I'm just home from our last rehearsal day in this current stretch after two and a half weeks of fairly constant (if not super-intense no-sleep-till-Brooklyn) work, and I'll be glad to have a few days away to just think. Right now, my guess is that the eventual success of this piece, when it opens next month, may now depend on how brave we are when we next meet in jettisoning everything that doesn't work and picking up with a lot of blank sheets. If working on this doesn't become more fun, I don't think it's ever going to fully arrive as a piece. I guess that's partly because I'm in such an emotionally haphazard state at the moment that I don't think I'm reliably calibrated for working with melancholy, which is an incredibly fine balance at the best of times. Crumbs. I don't know. It'll work itself out. Print is being circulated and tickets are being advertised, and Chad our company manager is out in the world looking for a tuning fork in B flat, so I guess there's a show on the way, and even at my most witless and confused there's nothing I can do to prevent it arriving. Which is a sort of comforting notion.

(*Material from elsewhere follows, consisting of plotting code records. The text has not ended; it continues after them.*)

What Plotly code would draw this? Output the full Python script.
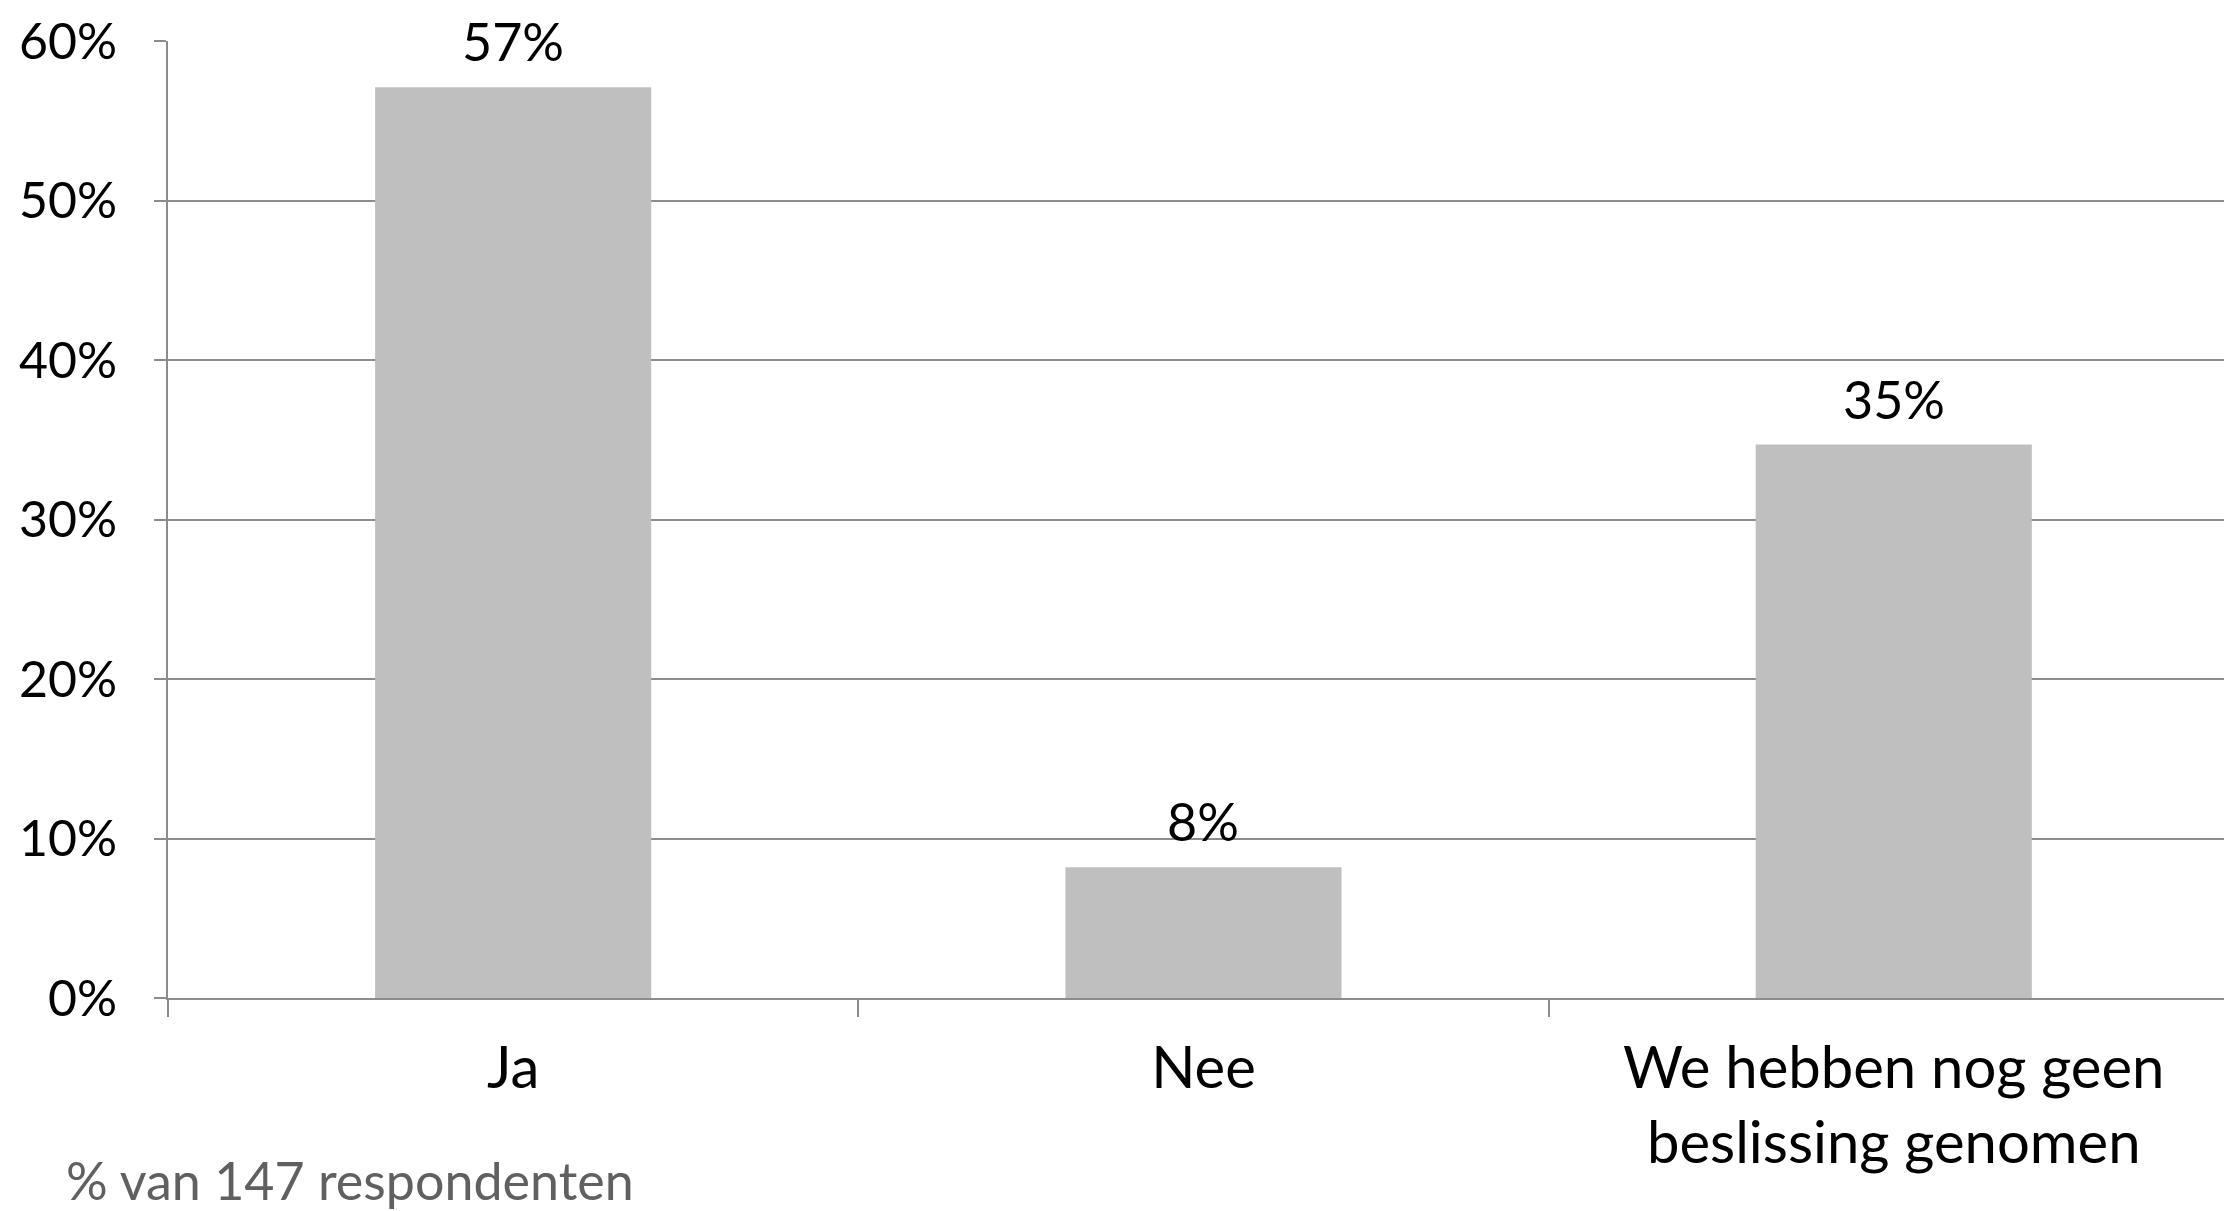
import plotly.graph_objects as go

categories = ["Ja", "Nee", "We hebben nog geen<br>beslissing genomen"]
values = [57.1, 8.2, 34.7]
value_labels = ["57%", "8%", "35%"]
y_ticks = [0, 10, 20, 30, 40, 50, 60]
footnote = "% van 147 respondenten"

FONT = "Lato, Roboto, DejaVu Sans, sans-serif"
GRID = "#8c8c8c"

fig = go.Figure()
fig.add_trace(go.Bar(
    x=categories, y=values,
    marker=dict(color="#bfbfbf", line=dict(width=0)),
    hoverinfo="skip",
))

for c, v, t in zip(categories, values, value_labels):
    fig.add_annotation(x=c, y=v, text=t, showarrow=False,
                       yanchor="bottom", yshift=13,
                       font=dict(family=FONT, size=52, color="#000000"))

fig.add_annotation(xref="paper", yref="paper", x=-0.0504, y=-0.190,
                   xanchor="left", yanchor="middle", text=footnote, showarrow=False,
                   font=dict(family=FONT, size=52, color="#606060"))

fig.update_layout(
    width=2224, height=1203,
    margin=dict(l=160, r=0, t=33, b=213),
    paper_bgcolor="white", plot_bgcolor="white",
    bargap=0.6, showlegend=False,
    font=dict(family=FONT, size=52, color="#000000"),
)
fig.update_xaxes(
    range=[-0.5, 2.49],
    showline=True, linecolor=GRID, linewidth=2,
    ticks="outside", tickson="boundaries", ticklen=17, tickwidth=2, tickcolor=GRID,
    showgrid=False, ticklabelstandoff=18,
    tickfont=dict(family=FONT, size=58, color="#000000"),
)
fig.update_yaxes(
    range=[0, 60], tickvals=y_ticks, ticktext=[f"{v}%" for v in y_ticks],
    showline=True, linecolor=GRID, linewidth=2,
    showgrid=True, gridcolor=GRID, gridwidth=2,
    ticks="outside", ticklen=12, tickwidth=2, tickcolor=GRID,
    zeroline=False, ticklabelstandoff=27,
    tickfont=dict(family=FONT, size=50, color="#000000"),
)

fig.write_html("out.html")
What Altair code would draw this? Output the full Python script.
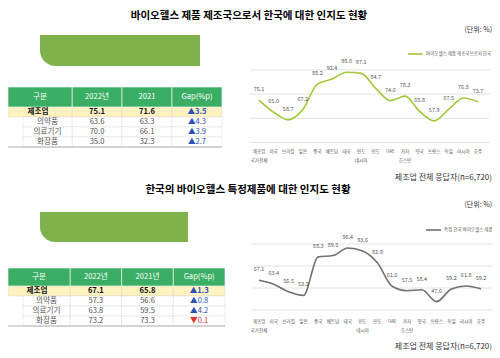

Ten a.m. tomorrow I'll be on the train to Edinburgh. It'll be my tenth year going up, but my first ever as a mere punter. I'm looking forward to it so much. I only have till Thursday so I'm going to be cramming everything in, I've already booked for a bunch of shows and I'm looking forward to seeing old friends. I'm going to try and post a daily report here, though I can well imagine it might not work out quite like that. It's weird to be at the end of my creative rope and with such a keen appetite for seeing some theatre, but that's how I feel. And I want to catch a movie at the Cameo, and walk out along the river to the Gallery of Modern Art, and get an Oreo shake (or six) at Black Medicine; funny how occasional pleasures slowly, over the years, become rhythms and finally rituals, and how much consolation is accrued in those simple absorbed commitments.

And it'll be so nice not to have a bloody show getting in the way of it all.